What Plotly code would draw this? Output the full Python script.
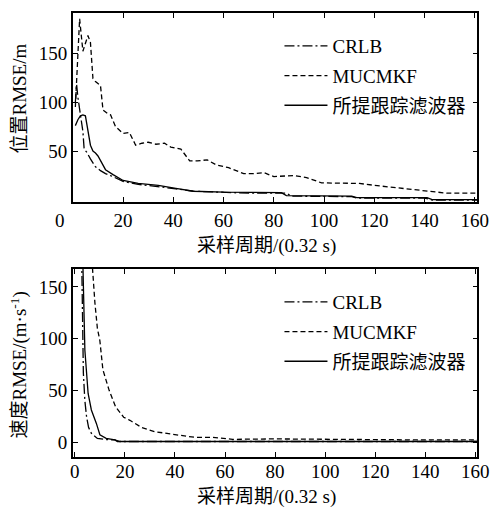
---
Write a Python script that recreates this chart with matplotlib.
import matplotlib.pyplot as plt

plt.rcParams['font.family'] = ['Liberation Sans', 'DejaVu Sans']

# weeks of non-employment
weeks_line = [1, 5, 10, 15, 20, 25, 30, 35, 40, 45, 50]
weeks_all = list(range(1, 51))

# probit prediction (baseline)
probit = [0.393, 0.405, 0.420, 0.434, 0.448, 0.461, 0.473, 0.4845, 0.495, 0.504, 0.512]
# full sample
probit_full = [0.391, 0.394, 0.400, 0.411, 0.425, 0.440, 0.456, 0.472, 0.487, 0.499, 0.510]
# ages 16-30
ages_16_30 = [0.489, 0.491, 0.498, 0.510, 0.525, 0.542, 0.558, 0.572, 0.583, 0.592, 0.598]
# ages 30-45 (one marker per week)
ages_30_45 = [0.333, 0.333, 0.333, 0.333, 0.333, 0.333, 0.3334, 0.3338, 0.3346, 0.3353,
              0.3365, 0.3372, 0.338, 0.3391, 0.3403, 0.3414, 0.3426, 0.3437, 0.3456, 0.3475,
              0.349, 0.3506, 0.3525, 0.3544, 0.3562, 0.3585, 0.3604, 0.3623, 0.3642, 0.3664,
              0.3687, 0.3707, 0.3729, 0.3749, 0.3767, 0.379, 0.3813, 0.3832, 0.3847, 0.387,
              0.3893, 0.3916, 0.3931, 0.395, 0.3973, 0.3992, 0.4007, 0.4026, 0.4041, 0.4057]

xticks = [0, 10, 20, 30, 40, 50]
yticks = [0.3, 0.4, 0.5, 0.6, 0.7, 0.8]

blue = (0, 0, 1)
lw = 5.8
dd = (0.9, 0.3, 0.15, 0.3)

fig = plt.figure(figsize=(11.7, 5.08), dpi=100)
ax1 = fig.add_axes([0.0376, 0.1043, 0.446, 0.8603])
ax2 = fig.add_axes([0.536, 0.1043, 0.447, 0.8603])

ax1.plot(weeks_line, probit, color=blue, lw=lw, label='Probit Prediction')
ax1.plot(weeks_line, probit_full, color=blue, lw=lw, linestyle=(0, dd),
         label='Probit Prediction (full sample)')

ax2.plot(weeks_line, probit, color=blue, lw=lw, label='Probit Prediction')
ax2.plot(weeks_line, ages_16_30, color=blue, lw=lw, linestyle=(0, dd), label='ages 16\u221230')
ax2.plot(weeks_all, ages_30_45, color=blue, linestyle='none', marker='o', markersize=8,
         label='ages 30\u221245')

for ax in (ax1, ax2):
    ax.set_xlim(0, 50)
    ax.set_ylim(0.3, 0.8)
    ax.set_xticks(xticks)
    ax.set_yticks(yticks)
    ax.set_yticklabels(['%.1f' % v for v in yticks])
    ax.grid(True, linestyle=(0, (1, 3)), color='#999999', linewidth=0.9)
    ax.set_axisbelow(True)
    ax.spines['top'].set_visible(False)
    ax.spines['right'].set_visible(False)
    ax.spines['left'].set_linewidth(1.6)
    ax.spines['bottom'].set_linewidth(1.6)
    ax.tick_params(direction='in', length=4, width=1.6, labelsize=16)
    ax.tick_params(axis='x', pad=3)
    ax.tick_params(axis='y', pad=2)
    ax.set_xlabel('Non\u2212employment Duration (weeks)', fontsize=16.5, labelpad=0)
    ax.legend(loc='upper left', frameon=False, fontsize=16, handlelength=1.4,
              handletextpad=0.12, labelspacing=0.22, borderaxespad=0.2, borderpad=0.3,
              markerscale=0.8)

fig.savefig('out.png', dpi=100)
---
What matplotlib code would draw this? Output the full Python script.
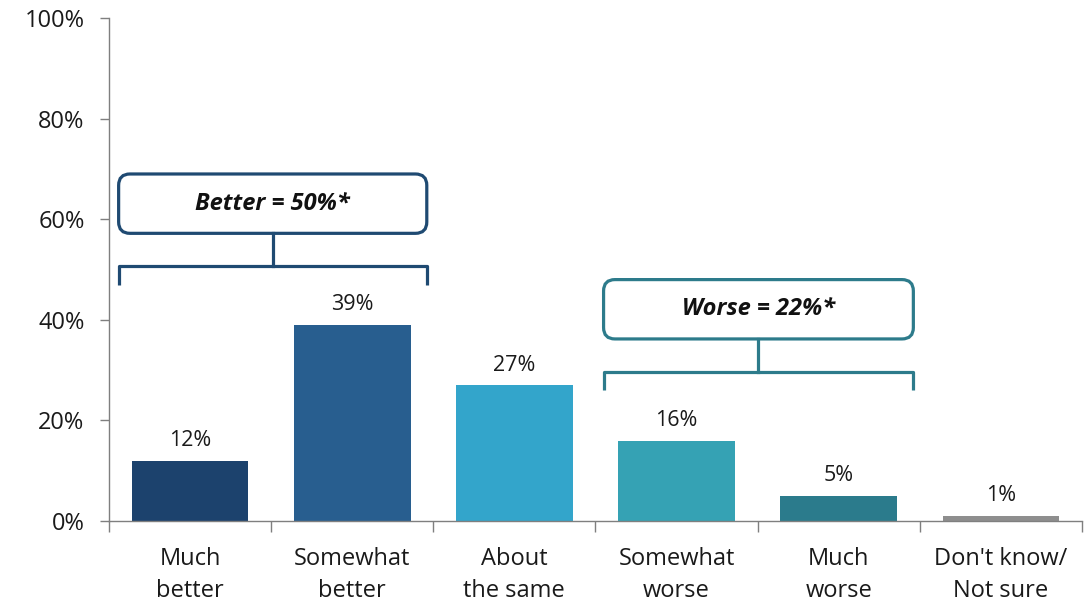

Problem to work on » In the listing above, find the line with "Write a Python" and the line with "weeks_all = list(range(1, 51))", then print exactly those lines and every line between them.

Task output »
Write a Python script that recreates this chart with matplotlib.
import matplotlib.pyplot as plt

plt.rcParams['font.family'] = ['Liberation Sans', 'DejaVu Sans']

# weeks of non-employment
weeks_line = [1, 5, 10, 15, 20, 25, 30, 35, 40, 45, 50]
weeks_all = list(range(1, 51))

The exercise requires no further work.